Start a new thread for the right and left, and wait until the threads join back.
If there are more available threads, they can create more recursively.
Each thread waits for its children to join.
Everything makes sense to me, and sorting works perfectly well, but more threads makes it slow down immensely.
I tried setting a minimum number of elements per partition for a thread to be started (e.g. 50000).
I tried an approach where when a thread is done, it allows another thread to be started, which leads to hundreds of threads starting and finishing throughout. I think the overhead was way too much. So I got rid of that, and if a thread was done executing, no new thread was created. I got a little more speedup but still a lot slower than a single process.
The code I used is below.
http://pastebin.com/UaGsjcq2
Does anybody have any clue as to what I could be doing wrong?
Starting a thread has a fair amount of overhead. You'd probably be better off creating a threadpool with some fixed number of threads, along with a thread-safe queue to queue up jobs for the threads to do. The threads wait for an item in the queue, process that item, then wait for another item. If you want to do things really correctly, this should be a priority queue, with the ordering based on the size of the partition (so you always sort the smallest partitions first, to help keep the queue size from getting excessive).
This at least reduces the overhead of starting the threads quite a bit -- but that still doesn't guarantee you'll get better performance than a single-threaded version. In particular, a quick-sort involves little enough work on the CPU itself that it's probably almost completely bound by the bandwidth to memory. Processing more than one partition at a time may hurt cache locality to the point that you lose speed in any case.
First guess would be that creating, destroying, and especially the syncing your threads is going to eat up and possible gain you might receive depending on just how many elements you are sorting. I'd actually guess that it would take quite a long while to make up the overhead and that it probably won't ever be made up.
Because of the way you have your sort, you have 1 thread waiting for another waiting for another... you aren't really getting all that much parallelism to begin with. You'd be better off using a more linear sort, perhaps something like a Radix, that splits the threads up with more further data. That's still having one thread wait for others a lot, but at least the threads get to do more work in the mean time. But still, I don't think threads are going to help too much even with this.

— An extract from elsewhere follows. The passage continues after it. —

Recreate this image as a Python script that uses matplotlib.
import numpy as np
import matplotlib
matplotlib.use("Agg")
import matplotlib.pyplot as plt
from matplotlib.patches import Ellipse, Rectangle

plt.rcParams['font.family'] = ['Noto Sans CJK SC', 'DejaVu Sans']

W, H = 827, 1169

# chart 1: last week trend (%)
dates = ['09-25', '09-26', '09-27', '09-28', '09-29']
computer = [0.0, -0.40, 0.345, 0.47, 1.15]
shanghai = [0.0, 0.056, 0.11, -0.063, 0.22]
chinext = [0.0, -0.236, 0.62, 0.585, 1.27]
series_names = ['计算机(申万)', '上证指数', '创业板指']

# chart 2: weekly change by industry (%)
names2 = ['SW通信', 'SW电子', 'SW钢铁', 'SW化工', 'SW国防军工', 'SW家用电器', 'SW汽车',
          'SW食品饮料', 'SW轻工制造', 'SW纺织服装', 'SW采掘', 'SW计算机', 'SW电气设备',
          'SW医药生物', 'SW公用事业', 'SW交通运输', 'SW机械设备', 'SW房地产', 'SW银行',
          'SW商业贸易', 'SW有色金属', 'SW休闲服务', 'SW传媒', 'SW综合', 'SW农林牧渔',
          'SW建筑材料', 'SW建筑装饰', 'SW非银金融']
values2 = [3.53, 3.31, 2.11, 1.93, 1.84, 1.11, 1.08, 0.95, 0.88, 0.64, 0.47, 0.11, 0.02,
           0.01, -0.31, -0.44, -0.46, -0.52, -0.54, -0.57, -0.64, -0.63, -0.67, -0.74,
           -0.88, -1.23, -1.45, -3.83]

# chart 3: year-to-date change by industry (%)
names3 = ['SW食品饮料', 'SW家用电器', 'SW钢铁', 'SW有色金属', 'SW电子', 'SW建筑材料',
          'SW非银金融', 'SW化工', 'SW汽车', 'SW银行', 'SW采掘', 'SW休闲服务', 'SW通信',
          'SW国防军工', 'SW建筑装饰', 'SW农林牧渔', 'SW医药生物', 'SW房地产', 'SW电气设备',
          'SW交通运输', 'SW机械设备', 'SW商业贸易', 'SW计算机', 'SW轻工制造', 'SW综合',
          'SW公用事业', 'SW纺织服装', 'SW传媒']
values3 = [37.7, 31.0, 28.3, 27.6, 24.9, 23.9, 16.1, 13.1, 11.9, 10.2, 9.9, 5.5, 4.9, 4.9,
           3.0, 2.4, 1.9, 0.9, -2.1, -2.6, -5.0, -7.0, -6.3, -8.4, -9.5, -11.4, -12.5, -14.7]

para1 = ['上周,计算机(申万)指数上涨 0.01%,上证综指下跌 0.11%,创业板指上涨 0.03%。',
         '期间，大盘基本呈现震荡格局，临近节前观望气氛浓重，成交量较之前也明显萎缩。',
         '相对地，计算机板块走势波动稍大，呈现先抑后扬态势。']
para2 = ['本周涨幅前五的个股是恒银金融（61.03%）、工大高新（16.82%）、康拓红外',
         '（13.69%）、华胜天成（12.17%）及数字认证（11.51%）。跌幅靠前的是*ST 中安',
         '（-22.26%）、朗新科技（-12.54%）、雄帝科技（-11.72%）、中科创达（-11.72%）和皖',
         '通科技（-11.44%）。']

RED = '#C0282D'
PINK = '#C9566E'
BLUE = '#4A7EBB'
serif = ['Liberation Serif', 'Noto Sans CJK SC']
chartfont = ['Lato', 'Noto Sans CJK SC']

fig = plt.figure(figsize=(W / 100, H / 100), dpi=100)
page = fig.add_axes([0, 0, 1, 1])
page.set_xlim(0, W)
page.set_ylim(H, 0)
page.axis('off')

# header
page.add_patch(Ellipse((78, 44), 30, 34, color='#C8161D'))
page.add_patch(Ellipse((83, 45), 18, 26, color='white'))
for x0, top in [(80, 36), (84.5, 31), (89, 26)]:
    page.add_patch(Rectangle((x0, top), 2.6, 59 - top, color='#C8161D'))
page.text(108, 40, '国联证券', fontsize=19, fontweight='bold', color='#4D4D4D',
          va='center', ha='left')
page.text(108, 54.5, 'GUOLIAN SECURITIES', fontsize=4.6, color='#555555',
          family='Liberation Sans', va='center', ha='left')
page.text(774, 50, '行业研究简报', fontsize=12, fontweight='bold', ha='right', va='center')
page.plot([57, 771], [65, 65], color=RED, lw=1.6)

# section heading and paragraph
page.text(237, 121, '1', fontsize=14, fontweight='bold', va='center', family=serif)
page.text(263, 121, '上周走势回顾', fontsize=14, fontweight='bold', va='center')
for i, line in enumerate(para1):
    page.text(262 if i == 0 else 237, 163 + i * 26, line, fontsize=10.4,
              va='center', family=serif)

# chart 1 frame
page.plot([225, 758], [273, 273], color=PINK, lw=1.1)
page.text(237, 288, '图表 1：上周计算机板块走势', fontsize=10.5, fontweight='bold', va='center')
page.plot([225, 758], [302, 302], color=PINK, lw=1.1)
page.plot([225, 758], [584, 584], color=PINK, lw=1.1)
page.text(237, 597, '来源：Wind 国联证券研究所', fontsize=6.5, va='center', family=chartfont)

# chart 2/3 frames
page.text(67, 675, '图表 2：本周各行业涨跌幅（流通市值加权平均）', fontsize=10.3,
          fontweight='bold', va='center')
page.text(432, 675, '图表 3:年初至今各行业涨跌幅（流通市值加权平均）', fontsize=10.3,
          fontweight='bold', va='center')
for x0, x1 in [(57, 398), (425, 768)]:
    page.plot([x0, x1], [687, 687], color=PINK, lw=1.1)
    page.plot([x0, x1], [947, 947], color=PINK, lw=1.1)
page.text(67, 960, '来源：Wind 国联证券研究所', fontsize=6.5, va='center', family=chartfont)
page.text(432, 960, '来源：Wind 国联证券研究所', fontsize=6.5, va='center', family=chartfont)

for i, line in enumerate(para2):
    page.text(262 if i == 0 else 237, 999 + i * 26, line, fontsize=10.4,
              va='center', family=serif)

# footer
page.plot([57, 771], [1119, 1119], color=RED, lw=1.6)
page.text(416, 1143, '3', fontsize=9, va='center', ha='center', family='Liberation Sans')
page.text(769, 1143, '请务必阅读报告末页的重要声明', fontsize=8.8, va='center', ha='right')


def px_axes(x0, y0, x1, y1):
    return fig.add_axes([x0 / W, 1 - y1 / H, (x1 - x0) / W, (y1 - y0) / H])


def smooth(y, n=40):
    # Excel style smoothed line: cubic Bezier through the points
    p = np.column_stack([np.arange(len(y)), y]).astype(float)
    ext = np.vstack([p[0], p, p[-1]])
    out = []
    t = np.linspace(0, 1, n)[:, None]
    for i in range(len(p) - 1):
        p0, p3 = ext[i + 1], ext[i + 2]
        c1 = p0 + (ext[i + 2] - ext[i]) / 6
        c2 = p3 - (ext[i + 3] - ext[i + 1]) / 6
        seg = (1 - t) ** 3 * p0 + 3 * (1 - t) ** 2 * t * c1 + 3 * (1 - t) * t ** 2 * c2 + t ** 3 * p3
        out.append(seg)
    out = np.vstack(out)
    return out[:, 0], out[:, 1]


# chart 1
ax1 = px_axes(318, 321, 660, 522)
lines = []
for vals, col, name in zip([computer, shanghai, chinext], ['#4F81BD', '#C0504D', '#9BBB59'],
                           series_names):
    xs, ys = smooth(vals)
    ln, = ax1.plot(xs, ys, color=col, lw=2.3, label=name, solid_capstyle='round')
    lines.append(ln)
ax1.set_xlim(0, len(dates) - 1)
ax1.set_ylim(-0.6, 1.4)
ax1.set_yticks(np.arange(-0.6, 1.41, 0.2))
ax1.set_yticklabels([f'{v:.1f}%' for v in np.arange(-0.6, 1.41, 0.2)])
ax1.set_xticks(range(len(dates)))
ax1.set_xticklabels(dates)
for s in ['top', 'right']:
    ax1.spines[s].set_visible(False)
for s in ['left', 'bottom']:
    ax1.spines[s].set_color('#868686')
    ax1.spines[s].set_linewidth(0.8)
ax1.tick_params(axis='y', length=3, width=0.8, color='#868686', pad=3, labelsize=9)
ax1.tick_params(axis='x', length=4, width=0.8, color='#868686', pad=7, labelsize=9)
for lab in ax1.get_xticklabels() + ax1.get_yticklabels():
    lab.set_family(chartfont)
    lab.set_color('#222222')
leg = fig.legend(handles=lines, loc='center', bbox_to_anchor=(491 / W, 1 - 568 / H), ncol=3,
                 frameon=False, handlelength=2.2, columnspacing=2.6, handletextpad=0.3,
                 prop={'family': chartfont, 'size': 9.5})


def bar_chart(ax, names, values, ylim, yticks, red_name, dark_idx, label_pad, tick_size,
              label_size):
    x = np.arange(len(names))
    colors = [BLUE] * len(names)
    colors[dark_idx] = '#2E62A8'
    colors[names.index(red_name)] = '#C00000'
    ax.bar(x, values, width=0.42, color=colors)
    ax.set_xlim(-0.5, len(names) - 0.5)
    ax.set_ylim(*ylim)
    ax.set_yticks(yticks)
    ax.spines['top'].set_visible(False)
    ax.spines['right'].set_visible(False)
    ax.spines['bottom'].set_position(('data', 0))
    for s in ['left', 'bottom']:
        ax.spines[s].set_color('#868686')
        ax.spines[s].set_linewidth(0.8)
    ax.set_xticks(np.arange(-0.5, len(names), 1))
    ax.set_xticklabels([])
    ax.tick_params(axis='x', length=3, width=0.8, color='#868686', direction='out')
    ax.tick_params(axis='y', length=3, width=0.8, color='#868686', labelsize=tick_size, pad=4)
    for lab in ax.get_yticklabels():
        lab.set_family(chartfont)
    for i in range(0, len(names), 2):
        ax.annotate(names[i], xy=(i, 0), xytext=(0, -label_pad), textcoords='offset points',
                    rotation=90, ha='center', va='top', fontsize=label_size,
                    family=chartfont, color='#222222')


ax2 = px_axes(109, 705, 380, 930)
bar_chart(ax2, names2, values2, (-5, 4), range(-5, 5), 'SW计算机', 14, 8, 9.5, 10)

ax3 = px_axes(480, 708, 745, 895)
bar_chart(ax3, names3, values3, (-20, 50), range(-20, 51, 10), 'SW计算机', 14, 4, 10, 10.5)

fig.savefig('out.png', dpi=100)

I just have a quick look at your code. And i got a remark.
Why are you using lock.
If I understand what you are doing is something like:
quickSort(array)
{
left, right = partition(array);
newThread(quickSort(left));
newThread(quickSort(right));
}
You shouldn't need lock.
Normally each call to quick sort do not access the other part of the array.
So no sharing is involve.
Unless each thread is running on a separate processor or core they will not truly run concurrently and the context switch time will be significant. The number of threads should be restricted to the number of available execution units, and even then you have to trust the OS will distribute them to separate processors/cores, which it may not do if they are also being used for other processes.
Also you should use a static thread pool rather than creating and destroying threads dynamically. Creating/destroying a thread includes allocating/releasing a stack from the heap, which is non-deterministic and potentially time-consuming.
Finally are the 16 processors on the server real or VMs? And are they exclusively allocated to your process?